Sony’s imminent PlayStation 4 is essentially a PC, and not an especially high-specced one at that. While many developers, including Epic Games, have been extolling the console’s virtues as the future of video gaming, just how does Sony’s new box compare?
Epic recently unveiled their Unreal engine 4 elemental demo running on actual PS4 hardware, and the folks at Eurogamer’s Digital Foundry have put up a comparison video.
Here it is.
Epic says the demo has been retooled, but it’s quite plain to see that the PS4 demo just doesn’t quite compare. Textures seem a little flatter, and there are noticeable fewer particle effects. worse is that the real-time global Illumination seems to be missing, replaced with baked in Lightmass lighting.

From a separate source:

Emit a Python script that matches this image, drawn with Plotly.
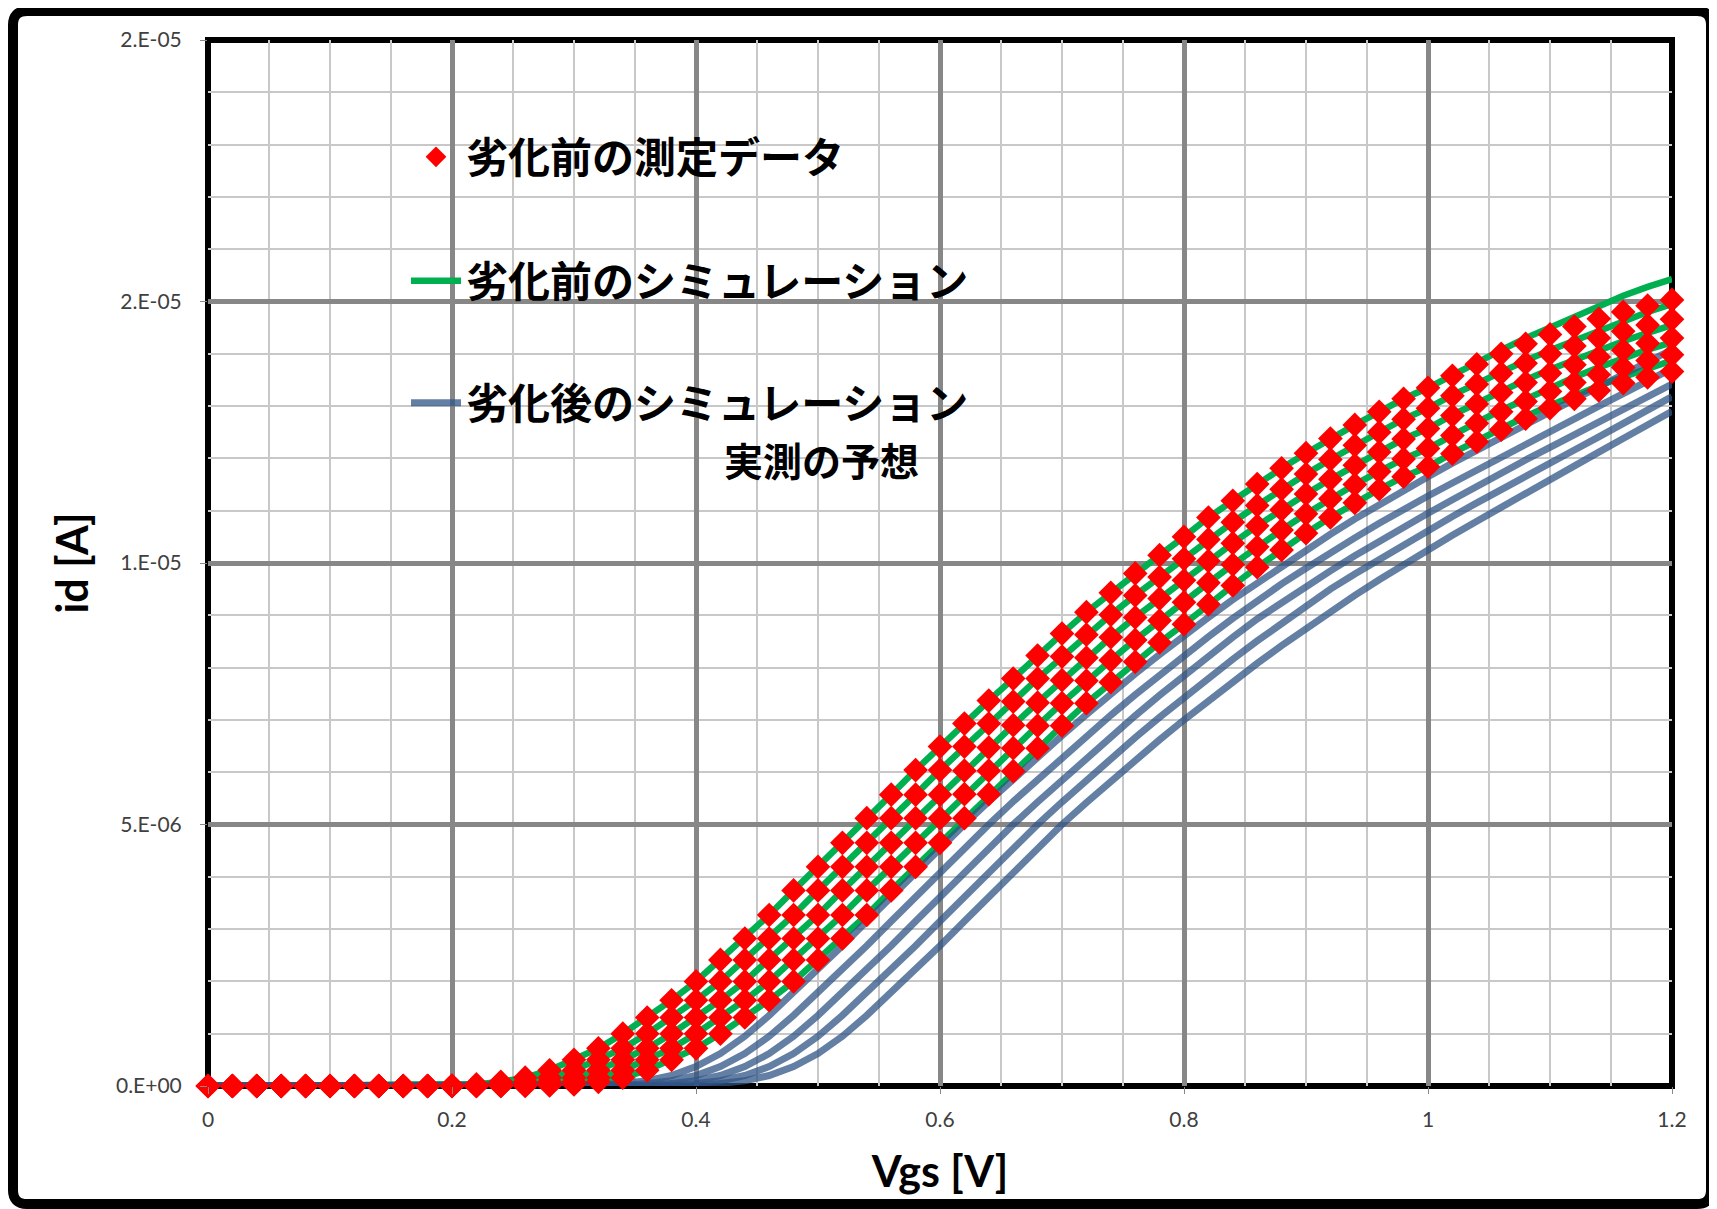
import plotly.graph_objects as go

# Gate voltage sweep [V]
VGS = [0.00, 0.02, 0.04, 0.06, 0.08, 0.10, 0.12, 0.14, 0.16, 0.18,
       0.20, 0.22, 0.24, 0.26, 0.28, 0.30, 0.32, 0.34, 0.36, 0.38,
       0.40, 0.42, 0.44, 0.46, 0.48, 0.50, 0.52, 0.54, 0.56, 0.58,
       0.60, 0.62, 0.64, 0.66, 0.68, 0.70, 0.72, 0.74, 0.76, 0.78,
       0.80, 0.82, 0.84, 0.86, 0.88, 0.90, 0.92, 0.94, 0.96, 0.98,
       1.00, 1.02, 1.04, 1.06, 1.08, 1.10, 1.12, 1.14, 1.16, 1.18, 1.20]

# Measured data before degradation [uA]
MEAS_1 = [0]*10 + [0.01, 0.03, 0.08, 0.16, 0.30, 0.50, 0.72, 1.00, 1.31, 1.64,
                   2.00, 2.41, 2.82, 3.27, 3.74, 4.19, 4.65, 5.12, 5.57, 6.04,
                   6.49, 6.93, 7.37, 7.79, 8.23, 8.65, 9.06, 9.43, 9.80, 10.15,
                   10.50, 10.87, 11.19, 11.51, 11.81, 12.10, 12.38, 12.64, 12.89, 13.14,
                   13.35, 13.58, 13.80, 14.00, 14.19, 14.37, 14.52, 14.67, 14.80, 14.92, 15.03]
MEAS_2 = [0]*11 + [0.01, 0.03, 0.08, 0.16, 0.30, 0.50, 0.72, 1.00, 1.31,
                   1.64, 2.00, 2.41, 2.82, 3.27, 3.74, 4.19, 4.65, 5.12, 5.57,
                   6.04, 6.49, 6.93, 7.35, 7.79, 8.21, 8.63, 9.01, 9.38, 9.73,
                   10.08, 10.45, 10.78, 11.10, 11.41, 11.70, 11.98, 12.25, 12.50, 12.75,
                   12.96, 13.20, 13.42, 13.63, 13.82, 14.00, 14.15, 14.30, 14.43, 14.55, 14.66]
MEAS_3 = [0]*12 + [0.01, 0.03, 0.08, 0.16, 0.30, 0.50, 0.72, 1.00,
                   1.31, 1.64, 2.00, 2.41, 2.82, 3.27, 3.74, 4.19, 4.65, 5.12,
                   5.57, 6.03, 6.47, 6.90, 7.33, 7.76, 8.19, 8.58, 8.96, 9.32,
                   9.67, 10.04, 10.38, 10.71, 11.02, 11.32, 11.60, 11.87, 12.12, 12.37,
                   12.57, 12.82, 13.04, 13.26, 13.45, 13.63, 13.79, 13.94, 14.07, 14.20, 14.30]
MEAS_4 = [0]*13 + [0.01, 0.03, 0.08, 0.16, 0.30, 0.50, 0.72,
                   1.00, 1.31, 1.64, 2.00, 2.41, 2.82, 3.27, 3.74, 4.19, 4.65,
                   5.12, 5.58, 6.03, 6.46, 6.89, 7.32, 7.75, 8.14, 8.53, 8.90,
                   9.25, 9.62, 9.97, 10.31, 10.63, 10.94, 11.23, 11.50, 11.75, 11.99,
                   12.19, 12.44, 12.67, 12.89, 13.09, 13.28, 13.45, 13.60, 13.74, 13.87, 13.98]
MEAS_5 = [0]*14 + [0.01, 0.03, 0.08, 0.16, 0.30, 0.50,
                   0.72, 1.00, 1.31, 1.64, 2.00, 2.41, 2.82, 3.27, 3.74, 4.19,
                   4.65, 5.12, 5.58, 6.02, 6.46, 6.89, 7.32, 7.72, 8.11, 8.48,
                   8.83, 9.21, 9.57, 9.92, 10.25, 10.57, 10.87, 11.15, 11.41, 11.65,
                   11.84, 12.09, 12.32, 12.55, 12.76, 12.96, 13.14, 13.30, 13.44, 13.55, 13.66]

# Simulation before degradation [uA]
SIM_PRE_1 = [0]*10 + [0.01, 0.03, 0.08, 0.16, 0.30, 0.50, 0.72, 1.00, 1.31, 1.64,
                      2.00, 2.41, 2.82, 3.27, 3.74, 4.19, 4.65, 5.12, 5.57, 6.04,
                      6.49, 6.93, 7.37, 7.79, 8.23, 8.65, 9.06, 9.43, 9.80, 10.15,
                      10.50, 10.87, 11.19, 11.51, 11.81, 12.10, 12.38, 12.64, 12.89, 13.14,
                      13.35, 13.60, 13.84, 14.07, 14.30, 14.51, 14.72, 14.92, 15.11, 15.28, 15.43]
SIM_PRE_2 = [0]*11 + [0.01, 0.03, 0.08, 0.16, 0.30, 0.50, 0.72, 1.00, 1.31,
                      1.64, 2.00, 2.41, 2.82, 3.27, 3.74, 4.19, 4.65, 5.12, 5.57,
                      6.04, 6.49, 6.93, 7.35, 7.79, 8.21, 8.63, 9.01, 9.38, 9.73,
                      10.08, 10.45, 10.78, 11.10, 11.41, 11.70, 11.98, 12.25, 12.50, 12.75,
                      12.96, 13.21, 13.44, 13.66, 13.87, 14.07, 14.26, 14.45, 14.63, 14.80, 14.95]
SIM_PRE_3 = [0]*12 + [0.01, 0.03, 0.08, 0.16, 0.30, 0.50, 0.72, 1.00,
                      1.31, 1.64, 2.00, 2.41, 2.82, 3.27, 3.74, 4.19, 4.65, 5.12,
                      5.57, 6.03, 6.47, 6.90, 7.33, 7.76, 8.19, 8.58, 8.96, 9.32,
                      9.67, 10.04, 10.38, 10.71, 11.02, 11.32, 11.60, 11.87, 12.12, 12.37,
                      12.57, 12.83, 13.06, 13.29, 13.50, 13.70, 13.89, 14.07, 14.24, 14.40, 14.55]
SIM_PRE_4 = [0]*13 + [0.01, 0.03, 0.08, 0.16, 0.30, 0.50, 0.72,
                      1.00, 1.31, 1.64, 2.00, 2.41, 2.82, 3.27, 3.74, 4.19, 4.65,
                      5.12, 5.58, 6.03, 6.46, 6.89, 7.32, 7.75, 8.14, 8.53, 8.90,
                      9.25, 9.62, 9.97, 10.31, 10.63, 10.94, 11.23, 11.50, 11.75, 11.99,
                      12.19, 12.45, 12.69, 12.92, 13.14, 13.35, 13.55, 13.74, 13.92, 14.08, 14.22]
SIM_PRE_5 = [0]*14 + [0.01, 0.03, 0.08, 0.16, 0.30, 0.50,
                      0.72, 1.00, 1.31, 1.64, 2.00, 2.41, 2.82, 3.27, 3.74, 4.19,
                      4.65, 5.12, 5.58, 6.02, 6.46, 6.89, 7.32, 7.72, 8.11, 8.48,
                      8.83, 9.21, 9.57, 9.92, 10.25, 10.57, 10.87, 11.15, 11.41, 11.65,
                      11.84, 12.10, 12.34, 12.58, 12.80, 13.01, 13.21, 13.39, 13.56, 13.72, 13.87]

# Simulation after degradation [uA]
SIM_POST_1 = [0]*15 + [0.01, 0.02, 0.05, 0.10, 0.20,
                       0.37, 0.62, 0.95, 1.35, 1.78, 2.22, 2.68, 3.15, 3.62, 4.09,
                       4.55, 5.00, 5.44, 5.87, 6.29, 6.70, 7.10, 7.50, 7.88, 8.25,
                       8.62, 8.96, 9.30, 9.62, 9.94, 10.25, 10.55, 10.84, 11.12, 11.39,
                       11.65, 11.91, 12.16, 12.41, 12.65, 12.89, 13.13, 13.37, 13.61, 13.85, 14.08]
SIM_POST_2 = [0]*17 + [0.01, 0.05, 0.10,
                       0.20, 0.37, 0.62, 0.95, 1.35, 1.78, 2.22, 2.68, 3.15, 3.62,
                       4.09, 4.55, 5.00, 5.44, 5.86, 6.28, 6.69, 7.09, 7.48, 7.86,
                       8.23, 8.59, 8.94, 9.28, 9.60, 9.90, 10.20, 10.48, 10.76, 11.03,
                       11.28, 11.53, 11.78, 12.03, 12.28, 12.52, 12.76, 13.00, 13.24, 13.48, 13.72]
SIM_POST_3 = [0]*19 + [0.05,
                       0.10, 0.20, 0.37, 0.62, 0.95, 1.35, 1.78, 2.22, 2.68, 3.15,
                       3.62, 4.09, 4.55, 5.00, 5.43, 5.85, 6.27, 6.68, 7.08, 7.47,
                       7.85, 8.22, 8.58, 8.93, 9.25, 9.55, 9.85, 10.14, 10.42, 10.69,
                       10.95, 11.21, 11.47, 11.72, 11.97, 12.21, 12.45, 12.69, 12.93, 13.17, 13.42]
SIM_POST_4 = [0]*20 + [0.05, 0.10, 0.20, 0.37, 0.62, 0.95, 1.35, 1.78, 2.22, 2.68,
                       3.15, 3.62, 4.09, 4.55, 5.00, 5.43, 5.85, 6.26, 6.66, 7.05,
                       7.43, 7.80, 8.16, 8.51, 8.85, 9.18, 9.50, 9.79, 10.07, 10.35,
                       10.62, 10.89, 11.15, 11.41, 11.66, 11.91, 12.16, 12.41, 12.66, 12.92, 13.18]
SIM_POST_5 = [0]*21 + [0.05, 0.10, 0.20, 0.37, 0.62, 0.95, 1.35, 1.78, 2.22,
                       2.68, 3.15, 3.62, 4.09, 4.55, 5.00, 5.42, 5.83, 6.23, 6.62,
                       7.00, 7.37, 7.73, 8.08, 8.42, 8.75, 9.07, 9.38, 9.68, 9.97,
                       10.25, 10.53, 10.80, 11.07, 11.34, 11.60, 11.86, 12.12, 12.38, 12.64, 12.90]

MEAS = [MEAS_1, MEAS_2, MEAS_3, MEAS_4, MEAS_5]
SIM_PRE = [SIM_PRE_1, SIM_PRE_2, SIM_PRE_3, SIM_PRE_4, SIM_PRE_5]
SIM_POST = [SIM_POST_1, SIM_POST_2, SIM_POST_3, SIM_POST_4, SIM_POST_5]

X_TICKS = [0, 0.2, 0.4, 0.6, 0.8, 1.0, 1.2]
X_TICK_TEXT = ["0", "0.2", "0.4", "0.6", "0.8", "1", "1.2"]
Y_TICKS = [0, 5e-6, 1e-5, 1.5e-5, 2e-5]
Y_TICK_TEXT = ["0.E+00", "5.E-06", "1.E-05", "2.E-05", "2.E-05"]

LEG_MEAS = "劣化前の測定データ"
LEG_PRE = "劣化前のシミュレーション"
LEG_POST = "劣化後のシミュレーション"
NOTE = "実測の予想"

UA = 1e-6
fig = go.Figure()

for i, ys in enumerate(SIM_PRE):
    fig.add_trace(go.Scatter(
        x=VGS, y=[v * UA for v in ys], mode="lines",
        line=dict(color="#00B050", width=6.5),
        name=LEG_PRE, legend="legend2", showlegend=(i == 0), hoverinfo="skip"))

for i, ys in enumerate(SIM_POST):
    fig.add_trace(go.Scatter(
        x=VGS, y=[v * UA for v in ys], mode="lines",
        line=dict(color="rgba(48,84,134,0.75)", width=7),
        name=LEG_POST, legend="legend3", showlegend=(i == 0), hoverinfo="skip"))

for i, ys in enumerate(MEAS):
    fig.add_trace(go.Scatter(
        x=VGS, y=[v * UA for v in ys], mode="markers",
        marker=dict(symbol="diamond", color="#FF0000", size=19, line=dict(width=0)),
        cliponaxis=False,
        name=LEG_MEAS, legend="legend", showlegend=(i == 0), hoverinfo="skip"))

# The page places the figure 8 px from the top-left corner of the window.
OFF = 8
W, H = 1717 - OFF, 1209 - OFF
PLOT_L, PLOT_R, PLOT_T, PLOT_B = 208, 1672, 40, 1086   # page pixels
L, R, T, B = PLOT_L - OFF, W - (PLOT_R - OFF), PLOT_T - OFF, H - (PLOT_B - OFF)
PW, PH = W - L - R, H - T - B


def px(xp):
    return (xp - PLOT_L) / PW


def py(yp):
    return (PLOT_B - yp) / PH


tick_font = dict(family="Lato, Open Sans, sans-serif", size=21, color="#404040")
title_font = dict(family="Lato, Open Sans, sans-serif", size=43, color="#000000", weight="bold")
leg_font = dict(family="Noto Sans CJK JP", size=42, color="#000000", weight="bold")

legend_common = dict(bgcolor="rgba(0,0,0,0)", borderwidth=0, font=leg_font,
                     xanchor="left", yanchor="middle", itemwidth=50)

fig.update_layout(
    width=W, height=H,
    margin=dict(l=L, r=R, t=T, b=B),
    paper_bgcolor="white", plot_bgcolor="white",
    showlegend=True,
    legend=dict(x=px(406), y=py(157), **legend_common),
    legend2=dict(x=px(406), y=py(281), **legend_common),
    legend3=dict(x=px(406), y=py(403), **legend_common),
    xaxis=dict(
        range=[0, 1.2], tickmode="array", tickvals=X_TICKS, ticktext=X_TICK_TEXT,
        showgrid=True, gridcolor="#878787", gridwidth=4.5,
        minor=dict(tickmode="linear", tick0=0, dtick=0.05, showgrid=True,
                   gridcolor="#C8C8C8", gridwidth=1.5),
        ticks="outside", ticklen=7, tickcolor="#888888", tickwidth=1,
        ticklabelstandoff=8,
        tickfont=tick_font, zeroline=False, showline=False,
        title=dict(text="Vgs [V]", standoff=26, font=title_font),
    ),
    yaxis=dict(
        range=[0, 2e-5], tickmode="array", tickvals=Y_TICKS, ticktext=Y_TICK_TEXT,
        showgrid=True, gridcolor="#878787", gridwidth=4.5,
        minor=dict(tickmode="linear", tick0=0, dtick=1e-6, showgrid=True,
                   gridcolor="#C8C8C8", gridwidth=1.5),
        ticks="outside", ticklen=7, tickcolor="#888888", tickwidth=1,
        ticklabelstandoff=14,
        tickfont=tick_font, zeroline=False, showline=False,
        title=dict(text="id [A]", standoff=13, font=title_font),
    ),
    annotations=[dict(text=NOTE, xref="paper", yref="paper", x=px(821), y=py(459),
                      xanchor="center", yanchor="middle", showarrow=False,
                      font=dict(family="Noto Sans CJK JP", size=39, color="#000000", weight="bold"))],
)

# Plot-area frame
fig.add_shape(type="rect", xref="paper", yref="paper", x0=0, y0=0, x1=1, y1=1,
              line=dict(color="#000000", width=6), layer="between")

# Outer chart frame with rounded corners (page pixels)
x0, x1 = px(13), px(1711)
y0, y1 = py(1204), py(11)
rx, ry = 14 / PW, 14 / PH
path = (f"M{x0+rx},{y1} L{x1-rx},{y1} Q{x1},{y1} {x1},{y1-ry} L{x1},{y0+ry} "
        f"Q{x1},{y0} {x1-rx},{y0} L{x0+rx},{y0} Q{x0},{y0} {x0},{y0+ry} "
        f"L{x0},{y1-ry} Q{x0},{y1} {x0+rx},{y1} Z")
fig.add_shape(type="path", xref="paper", yref="paper", path=path,
              line=dict(color="#000000", width=10), layer="above")

fig.write_html("out.html")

"The biggest casualty is the omission of real-time global illumination, which produced some really impressive lighting in the original presentation," says Digital Foundry in their report. "GPU particles are fewer in number, depth of field has been significantly retooled and isn’t quite as impactful on PS4, while object-based motion blur appears to have been removed. The flowing lava effect had real depth and texture to it in the original PC version – on PS4, it’s significantly flatter."
Epic’s senior graphics engineer Brian Karis says the two are closer than it might seem at first glance.
"Feature wise most everything is the same, AA resolution, meshes, textures (PS4 has tons of memory), DOF (I assure you both use the same Bokeh DOF, not sure why that one shot has different focal range), motion blur.
"Biggest differences are SVOGI has been replaced with a more efficient GI solution, a slight scale down in the number of particles for some FX, and tessellation is broken on ps4 in the current build which the lava used for displacement. We will fix the tessellation in the future.
It’s worth noting that while the PC version was running on pretty high end PC hardware; top of the line i7 CPU and Nvidia’s GTX 680, which makes the PS4’s attempt at parity pretty impressive, considering you’re pitting a $1200 PC against a $400 console.
It’s probably also prudent to note that the PS4 is running some new API’s, while developers are already quite well versed with the DirectX 11 tech running on the PC – so it’s safe to say that over time, the PS4 will still compete.